** Begin Given entries **

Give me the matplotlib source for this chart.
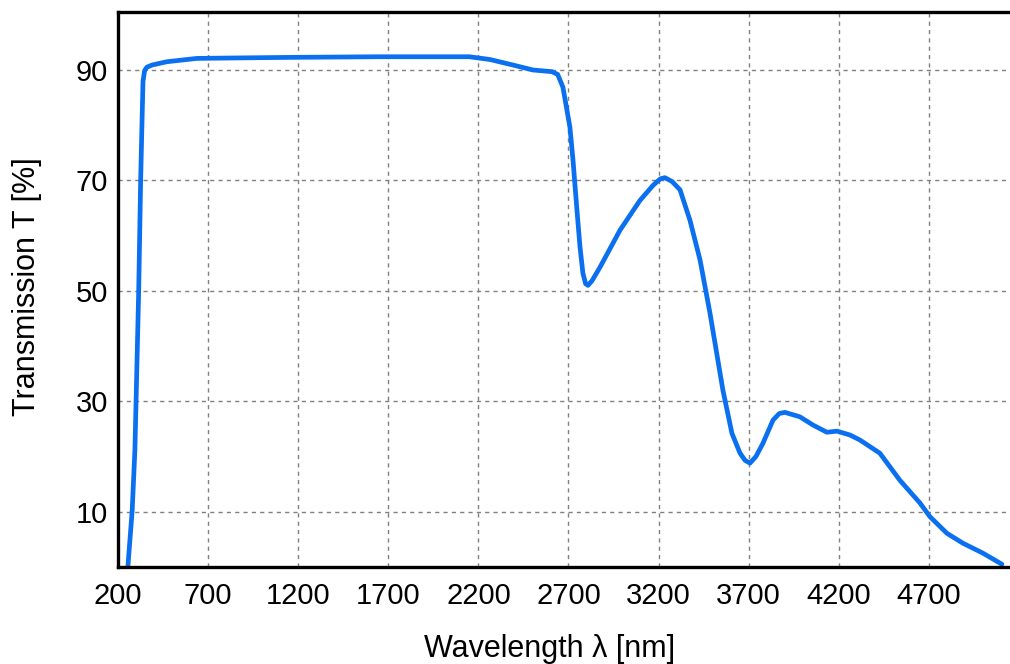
import matplotlib.pyplot as plt

# transmission curve
wavelength = [255, 279, 294, 315, 326, 333, 339, 348, 360, 389, 472, 638, 900, 1200,
              1650, 2150, 2264, 2392, 2503, 2608, 2640, 2669, 2690, 2708, 2725, 2747,
              2764, 2780, 2795, 2808, 2830, 2875, 2986, 3097, 3169, 3210, 3235, 3275,
              3319, 3374, 3430, 3485, 3557, 3607, 3652, 3680, 3707, 3740, 3779, 3835,
              3870, 3901, 3984, 4057, 4134, 4190, 4262, 4317, 4428, 4539, 4650, 4706,
              4800, 4889, 5000, 5105]
transmission = [0, 10.3, 21.2, 50, 70.2, 80, 88.0, 89.9, 90.5, 90.9, 91.5, 92.1, 92.2,
                92.3, 92.4, 92.4, 91.9, 90.9, 90.0, 89.7, 89.2, 86.9, 83.0, 79.6, 73.7,
                64.6, 57.9, 53.2, 51.3, 51.0, 51.8, 54.3, 61.0, 66.4, 69.1, 70.3, 70.5,
                69.8, 68.3, 62.8, 55.6, 46.0, 32.0, 24.2, 20.6, 19.3, 18.8, 20.0, 22.4,
                26.6, 27.8, 28.0, 27.2, 25.7, 24.4, 24.6, 23.9, 23.0, 20.6, 15.7, 11.6,
                9.1, 6.1, 4.3, 2.5, 0.5]

x_ticks = [200, 700, 1200, 1700, 2200, 2700, 3200, 3700, 4200, 4700]
y_ticks = [10, 30, 50, 70, 90]

plt.rcParams['font.family'] = ['Liberation Sans', 'DejaVu Sans']

fig = plt.figure(figsize=(10.1, 6.64), dpi=100)
ax = fig.add_axes([0.1168, 0.1461, 0.8832, 0.8358])

ax.plot(wavelength, transmission, color='#0a70f0', lw=3.4,
        solid_capstyle='round', solid_joinstyle='round')

ax.set_xlim(200, 5150)
ax.set_ylim(0, 100.5)
ax.set_xticks(x_ticks)
ax.set_yticks(y_ticks)
ax.tick_params(axis='both', length=0, labelsize=21)
ax.tick_params(axis='x', pad=11)
ax.tick_params(axis='y', pad=7)

ax.grid(True, color='#808080', linestyle=(0, (3, 3)), linewidth=1)
for side in ['left', 'top', 'bottom']:
    ax.spines[side].set_linewidth(2.4)
ax.spines['right'].set_visible(False)

ax.set_xlabel('Wavelength λ [nm]', fontsize=22)
ax.set_ylabel('Transmission T [%]', fontsize=22)
ax.xaxis.set_label_coords(0.484, -0.121)
ax.yaxis.set_label_coords(-0.085, 0.5045)

plt.savefig('out.png', dpi=100)
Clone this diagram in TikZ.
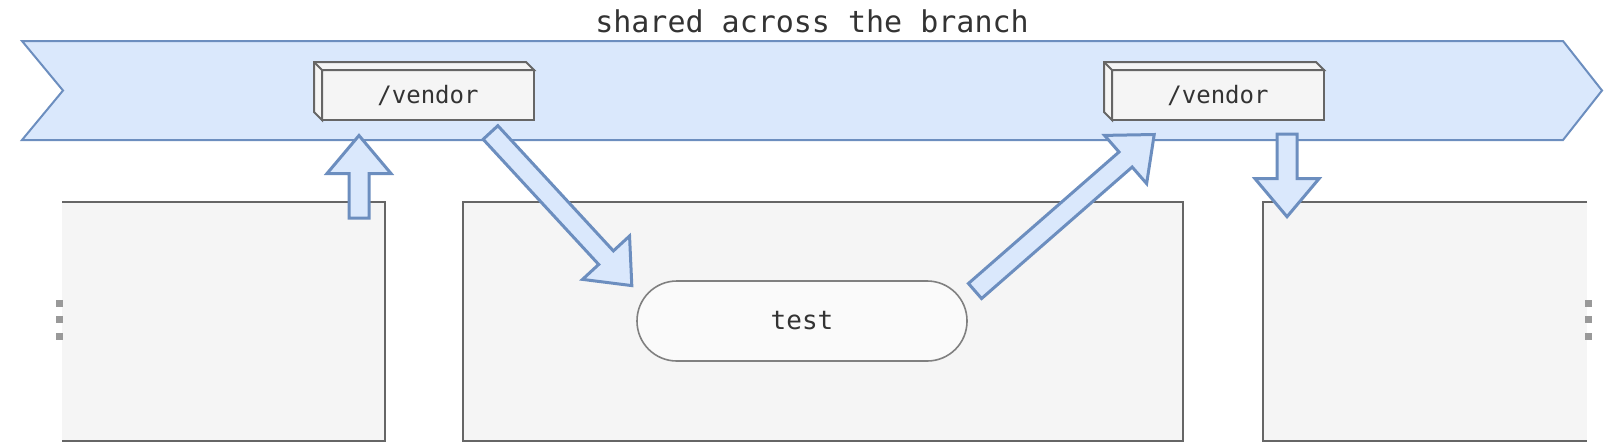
\documentclass[tikz,border=0pt]{standalone}
\usepackage{fontspec}
\newfontfamily\codefont{DejaVu Sans Mono}
\usetikzlibrary{calc}

\definecolor{lanefill}{HTML}{DAE8FC}
\definecolor{laneline}{HTML}{6C8EBF}
\definecolor{boxfill}{HTML}{F5F5F5}
\definecolor{boxline}{HTML}{666666}
\definecolor{pillfill}{HTML}{FAFAFA}
\definecolor{pillline}{HTML}{808080}
\definecolor{ink}{HTML}{333333}
\definecolor{dotgray}{HTML}{999999}

\newcommand{\fatarrow}[2]{%
  \path ($(#2)!19pt!(#1)$) coordinate (fa-base);
  \draw[fat] ($(#1)!5pt!90:(#2)$) -- ($(fa-base)!5pt!90:(#2)$)
    -- ($(fa-base)!16pt!90:(#2)$) -- (#2)
    -- ($(fa-base)!16pt!-90:(#2)$) -- ($(fa-base)!5pt!-90:(#2)$)
    -- ($(#1)!5pt!-90:(#2)$) -- cycle;
}

\begin{document}
\begin{tikzpicture}[x=0.5pt,y=-0.5pt,font=\codefont,text=ink]
  \tikzstyle{lane}=[draw=laneline,fill=lanefill,line width=1pt]
  \tikzstyle{stage}=[rectangle,fill=boxfill,minimum height=119.5pt,inner sep=0pt,outer sep=0pt]
  \tikzstyle{rim}=[draw=boxline,line width=1pt]
  \tikzstyle{cache}=[rectangle,draw=boxline,fill=boxfill,line width=1pt,minimum width=106pt,minimum height=25pt,
                     inner sep=0pt,outer sep=0pt,font=\codefont\fontsize{12}{14}\selectfont]
  \tikzstyle{job}=[rectangle,rounded corners=19.9pt,draw=pillline,fill=pillfill,line width=0.8pt,
                   minimum width=165pt,minimum height=40pt,font=\codefont\fontsize{13}{15}\selectfont]
  \tikzstyle{fat}=[draw=laneline,fill=lanefill,line width=1.5pt]
  \tikzstyle{handle}=[rectangle,fill=dotgray,minimum size=3.5pt,inner sep=0pt]

  \useasboundingbox (0,0) rectangle (1604,446);

  % the branch
  \draw[lane] (22,41) -- (1563,41) -- (1602,90.5) -- (1563,140) -- (22,140) -- (63,90.5) -- cycle;
  \node (title) at (812,32) [anchor=base,font=\codefont\fontsize{15}{18}\selectfont] {shared across the branch};

  % jobs
  \node[stage,minimum width=161.5pt] (prev) at (223.5,321) {};
  \draw[rim] (prev.north west) -- (prev.north east) -- (prev.south east) -- (prev.south west);
  \node[stage,rim,minimum width=360pt] (cur) at (823,321) {};
  \node[stage,minimum width=162pt] (next) at (1425,321) {};
  \draw[rim] (next.north east) -- (next.north west) -- (next.south west) -- (next.south east);
  \node[job] (test) at (802,321) {test};

  \foreach \n/\x in {vendA/428,vendB/1218} {
    \node[cache] (\n) at (\x,95) {/vendor};
    \filldraw[rim,fill=boxfill] (\n.south west) -- ++(-8,-8) |- ($(\n.north east)+(-8,-8)$)
      -- (\n.north east) -- (\n.north west) -- cycle;
    \draw[rim] (\n.north west) -- ++(-8,-8);
  }

  \coordinate (up0) at (359,218);     \coordinate (up1) at (359,135.5);
  \coordinate (dl0) at (490.5,132.5); \coordinate (dl1) at (631.8,285.6);
  \coordinate (ur0) at (975,291);     \coordinate (ur1) at (1154.2,134.5);
  \coordinate (dn0) at (1287,134);    \coordinate (dn1) at (1287,216.7);
  \fatarrow{up0}{up1}
  \fatarrow{dl0}{dl1}
  \fatarrow{ur0}{ur1}
  \fatarrow{dn0}{dn1} %cache

  \foreach \y [count=\i] in {303.5,319.5,336.5} {
    \node[handle] (hl\i) at (59.5,\y) {};
    \node[handle] (hr\i) at (1588,\y) {};
  }
\end{tikzpicture}
\end{document}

** End Given entries **

## Exercise prompt
Repeat each entry exactly as given; no pictures belong in the copy.

## Result below
Give me the matplotlib source for this chart.
import matplotlib.pyplot as plt

# transmission curve
wavelength = [255, 279, 294, 315, 326, 333, 339, 348, 360, 389, 472, 638, 900, 1200,
              1650, 2150, 2264, 2392, 2503, 2608, 2640, 2669, 2690, 2708, 2725, 2747,
              2764, 2780, 2795, 2808, 2830, 2875, 2986, 3097, 3169, 3210, 3235, 3275,
              3319, 3374, 3430, 3485, 3557, 3607, 3652, 3680, 3707, 3740, 3779, 3835,
              3870, 3901, 3984, 4057, 4134, 4190, 4262, 4317, 4428, 4539, 4650, 4706,
              4800, 4889, 5000, 5105]
transmission = [0, 10.3, 21.2, 50, 70.2, 80, 88.0, 89.9, 90.5, 90.9, 91.5, 92.1, 92.2,
                92.3, 92.4, 92.4, 91.9, 90.9, 90.0, 89.7, 89.2, 86.9, 83.0, 79.6, 73.7,
                64.6, 57.9, 53.2, 51.3, 51.0, 51.8, 54.3, 61.0, 66.4, 69.1, 70.3, 70.5,
                69.8, 68.3, 62.8, 55.6, 46.0, 32.0, 24.2, 20.6, 19.3, 18.8, 20.0, 22.4,
                26.6, 27.8, 28.0, 27.2, 25.7, 24.4, 24.6, 23.9, 23.0, 20.6, 15.7, 11.6,
                9.1, 6.1, 4.3, 2.5, 0.5]

x_ticks = [200, 700, 1200, 1700, 2200, 2700, 3200, 3700, 4200, 4700]
y_ticks = [10, 30, 50, 70, 90]

plt.rcParams['font.family'] = ['Liberation Sans', 'DejaVu Sans']

fig = plt.figure(figsize=(10.1, 6.64), dpi=100)
ax = fig.add_axes([0.1168, 0.1461, 0.8832, 0.8358])

ax.plot(wavelength, transmission, color='#0a70f0', lw=3.4,
        solid_capstyle='round', solid_joinstyle='round')

ax.set_xlim(200, 5150)
ax.set_ylim(0, 100.5)
ax.set_xticks(x_ticks)
ax.set_yticks(y_ticks)
ax.tick_params(axis='both', length=0, labelsize=21)
ax.tick_params(axis='x', pad=11)
ax.tick_params(axis='y', pad=7)

ax.grid(True, color='#808080', linestyle=(0, (3, 3)), linewidth=1)
for side in ['left', 'top', 'bottom']:
    ax.spines[side].set_linewidth(2.4)
ax.spines['right'].set_visible(False)

ax.set_xlabel('Wavelength λ [nm]', fontsize=22)
ax.set_ylabel('Transmission T [%]', fontsize=22)
ax.xaxis.set_label_coords(0.484, -0.121)
ax.yaxis.set_label_coords(-0.085, 0.5045)

plt.savefig('out.png', dpi=100)
Clone this diagram in TikZ.
\documentclass[tikz,border=0pt]{standalone}
\usepackage{fontspec}
\newfontfamily\codefont{DejaVu Sans Mono}
\usetikzlibrary{calc}

\definecolor{lanefill}{HTML}{DAE8FC}
\definecolor{laneline}{HTML}{6C8EBF}
\definecolor{boxfill}{HTML}{F5F5F5}
\definecolor{boxline}{HTML}{666666}
\definecolor{pillfill}{HTML}{FAFAFA}
\definecolor{pillline}{HTML}{808080}
\definecolor{ink}{HTML}{333333}
\definecolor{dotgray}{HTML}{999999}

\newcommand{\fatarrow}[2]{%
  \path ($(#2)!19pt!(#1)$) coordinate (fa-base);
  \draw[fat] ($(#1)!5pt!90:(#2)$) -- ($(fa-base)!5pt!90:(#2)$)
    -- ($(fa-base)!16pt!90:(#2)$) -- (#2)
    -- ($(fa-base)!16pt!-90:(#2)$) -- ($(fa-base)!5pt!-90:(#2)$)
    -- ($(#1)!5pt!-90:(#2)$) -- cycle;
}

\begin{document}
\begin{tikzpicture}[x=0.5pt,y=-0.5pt,font=\codefont,text=ink]
  \tikzstyle{lane}=[draw=laneline,fill=lanefill,line width=1pt]
  \tikzstyle{stage}=[rectangle,fill=boxfill,minimum height=119.5pt,inner sep=0pt,outer sep=0pt]
  \tikzstyle{rim}=[draw=boxline,line width=1pt]
  \tikzstyle{cache}=[rectangle,draw=boxline,fill=boxfill,line width=1pt,minimum width=106pt,minimum height=25pt,
                     inner sep=0pt,outer sep=0pt,font=\codefont\fontsize{12}{14}\selectfont]
  \tikzstyle{job}=[rectangle,rounded corners=19.9pt,draw=pillline,fill=pillfill,line width=0.8pt,
                   minimum width=165pt,minimum height=40pt,font=\codefont\fontsize{13}{15}\selectfont]
  \tikzstyle{fat}=[draw=laneline,fill=lanefill,line width=1.5pt]
  \tikzstyle{handle}=[rectangle,fill=dotgray,minimum size=3.5pt,inner sep=0pt]

  \useasboundingbox (0,0) rectangle (1604,446);

  % the branch
  \draw[lane] (22,41) -- (1563,41) -- (1602,90.5) -- (1563,140) -- (22,140) -- (63,90.5) -- cycle;
  \node (title) at (812,32) [anchor=base,font=\codefont\fontsize{15}{18}\selectfont] {shared across the branch};

  % jobs
  \node[stage,minimum width=161.5pt] (prev) at (223.5,321) {};
  \draw[rim] (prev.north west) -- (prev.north east) -- (prev.south east) -- (prev.south west);
  \node[stage,rim,minimum width=360pt] (cur) at (823,321) {};
  \node[stage,minimum width=162pt] (next) at (1425,321) {};
  \draw[rim] (next.north east) -- (next.north west) -- (next.south west) -- (next.south east);
  \node[job] (test) at (802,321) {test};

  \foreach \n/\x in {vendA/428,vendB/1218} {
    \node[cache] (\n) at (\x,95) {/vendor};
    \filldraw[rim,fill=boxfill] (\n.south west) -- ++(-8,-8) |- ($(\n.north east)+(-8,-8)$)
      -- (\n.north east) -- (\n.north west) -- cycle;
    \draw[rim] (\n.north west) -- ++(-8,-8);
  }

  \coordinate (up0) at (359,218);     \coordinate (up1) at (359,135.5);
  \coordinate (dl0) at (490.5,132.5); \coordinate (dl1) at (631.8,285.6);
  \coordinate (ur0) at (975,291);     \coordinate (ur1) at (1154.2,134.5);
  \coordinate (dn0) at (1287,134);    \coordinate (dn1) at (1287,216.7);
  \fatarrow{up0}{up1}
  \fatarrow{dl0}{dl1}
  \fatarrow{ur0}{ur1}
  \fatarrow{dn0}{dn1} %cache

  \foreach \y [count=\i] in {303.5,319.5,336.5} {
    \node[handle] (hl\i) at (59.5,\y) {};
    \node[handle] (hr\i) at (1588,\y) {};
  }
\end{tikzpicture}
\end{document}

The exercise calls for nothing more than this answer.